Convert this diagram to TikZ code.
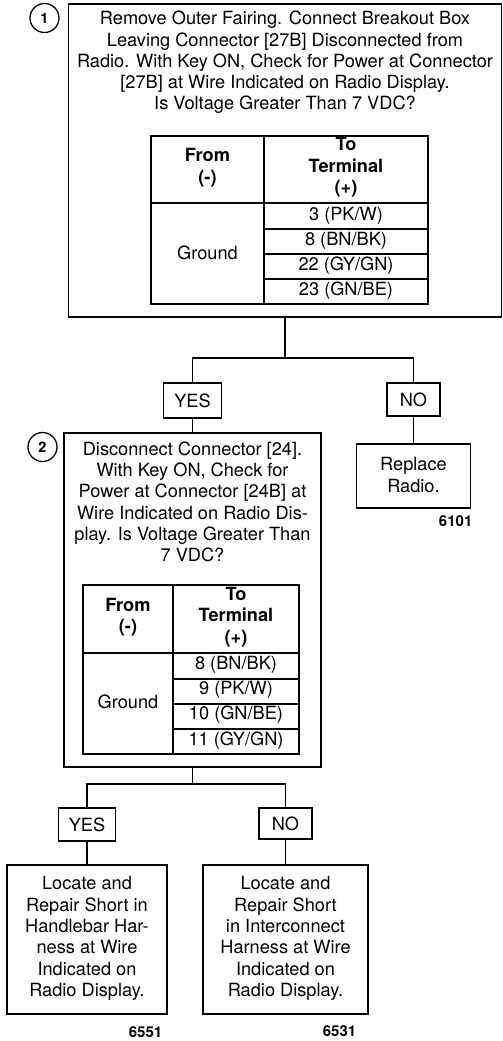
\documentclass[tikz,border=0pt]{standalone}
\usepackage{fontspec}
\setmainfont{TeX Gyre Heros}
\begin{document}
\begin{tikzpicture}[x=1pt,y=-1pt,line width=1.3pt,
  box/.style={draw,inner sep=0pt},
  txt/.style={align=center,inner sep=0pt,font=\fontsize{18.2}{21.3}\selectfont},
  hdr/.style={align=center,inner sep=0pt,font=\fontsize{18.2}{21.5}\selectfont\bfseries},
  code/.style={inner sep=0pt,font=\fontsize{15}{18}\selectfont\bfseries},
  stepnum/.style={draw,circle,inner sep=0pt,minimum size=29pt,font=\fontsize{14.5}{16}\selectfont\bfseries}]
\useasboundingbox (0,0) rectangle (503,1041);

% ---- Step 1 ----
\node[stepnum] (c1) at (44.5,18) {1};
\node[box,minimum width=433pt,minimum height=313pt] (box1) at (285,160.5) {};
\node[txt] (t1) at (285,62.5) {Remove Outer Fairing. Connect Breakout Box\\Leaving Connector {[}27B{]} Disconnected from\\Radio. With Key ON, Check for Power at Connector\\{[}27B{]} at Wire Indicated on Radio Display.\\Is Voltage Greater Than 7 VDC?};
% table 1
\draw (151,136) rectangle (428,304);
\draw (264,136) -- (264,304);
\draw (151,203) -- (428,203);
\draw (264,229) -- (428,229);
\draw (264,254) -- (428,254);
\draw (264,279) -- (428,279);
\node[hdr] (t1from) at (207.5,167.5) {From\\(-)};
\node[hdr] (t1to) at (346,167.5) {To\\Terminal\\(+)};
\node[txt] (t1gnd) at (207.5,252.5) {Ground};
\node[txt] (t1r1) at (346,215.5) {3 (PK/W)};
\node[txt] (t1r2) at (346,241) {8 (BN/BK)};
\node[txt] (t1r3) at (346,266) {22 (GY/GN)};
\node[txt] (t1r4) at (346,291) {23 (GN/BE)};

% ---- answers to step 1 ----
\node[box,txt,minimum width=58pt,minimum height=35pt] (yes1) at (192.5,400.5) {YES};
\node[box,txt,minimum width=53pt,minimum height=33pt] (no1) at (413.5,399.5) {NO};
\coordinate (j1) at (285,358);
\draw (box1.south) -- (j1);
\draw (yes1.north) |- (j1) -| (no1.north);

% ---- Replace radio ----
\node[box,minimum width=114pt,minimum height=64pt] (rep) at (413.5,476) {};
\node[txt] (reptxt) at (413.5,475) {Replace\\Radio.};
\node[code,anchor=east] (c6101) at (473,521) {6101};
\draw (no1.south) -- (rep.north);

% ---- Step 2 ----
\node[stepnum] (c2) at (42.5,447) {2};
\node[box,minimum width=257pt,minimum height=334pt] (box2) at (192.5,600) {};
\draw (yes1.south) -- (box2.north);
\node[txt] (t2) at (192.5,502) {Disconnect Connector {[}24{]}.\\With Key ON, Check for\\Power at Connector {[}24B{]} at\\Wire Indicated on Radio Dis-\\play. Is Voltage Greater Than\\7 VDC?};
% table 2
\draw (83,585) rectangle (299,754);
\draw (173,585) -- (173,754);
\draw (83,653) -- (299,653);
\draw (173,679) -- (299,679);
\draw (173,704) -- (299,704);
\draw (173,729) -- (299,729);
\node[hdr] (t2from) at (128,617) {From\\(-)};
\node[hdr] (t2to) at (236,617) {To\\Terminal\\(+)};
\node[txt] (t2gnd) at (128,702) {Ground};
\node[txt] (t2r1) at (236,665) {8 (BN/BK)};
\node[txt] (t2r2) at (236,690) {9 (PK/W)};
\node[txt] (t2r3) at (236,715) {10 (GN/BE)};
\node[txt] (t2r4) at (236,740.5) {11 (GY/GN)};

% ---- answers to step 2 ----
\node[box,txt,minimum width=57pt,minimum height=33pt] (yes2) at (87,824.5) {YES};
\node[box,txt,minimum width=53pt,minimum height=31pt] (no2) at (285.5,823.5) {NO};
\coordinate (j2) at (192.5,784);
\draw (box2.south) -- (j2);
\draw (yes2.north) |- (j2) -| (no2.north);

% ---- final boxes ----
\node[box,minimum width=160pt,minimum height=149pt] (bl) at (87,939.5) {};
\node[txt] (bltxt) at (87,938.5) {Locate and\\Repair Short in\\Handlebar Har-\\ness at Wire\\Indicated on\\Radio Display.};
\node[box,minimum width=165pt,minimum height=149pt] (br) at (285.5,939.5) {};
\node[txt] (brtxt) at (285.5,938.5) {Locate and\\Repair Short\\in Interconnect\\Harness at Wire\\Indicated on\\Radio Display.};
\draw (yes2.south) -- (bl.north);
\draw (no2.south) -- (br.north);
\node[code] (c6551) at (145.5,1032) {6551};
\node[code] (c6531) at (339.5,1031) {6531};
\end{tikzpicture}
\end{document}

Instructions to follow:
Report how many lines above hold the string "code", giving nothing but the number.

Correct answer:
5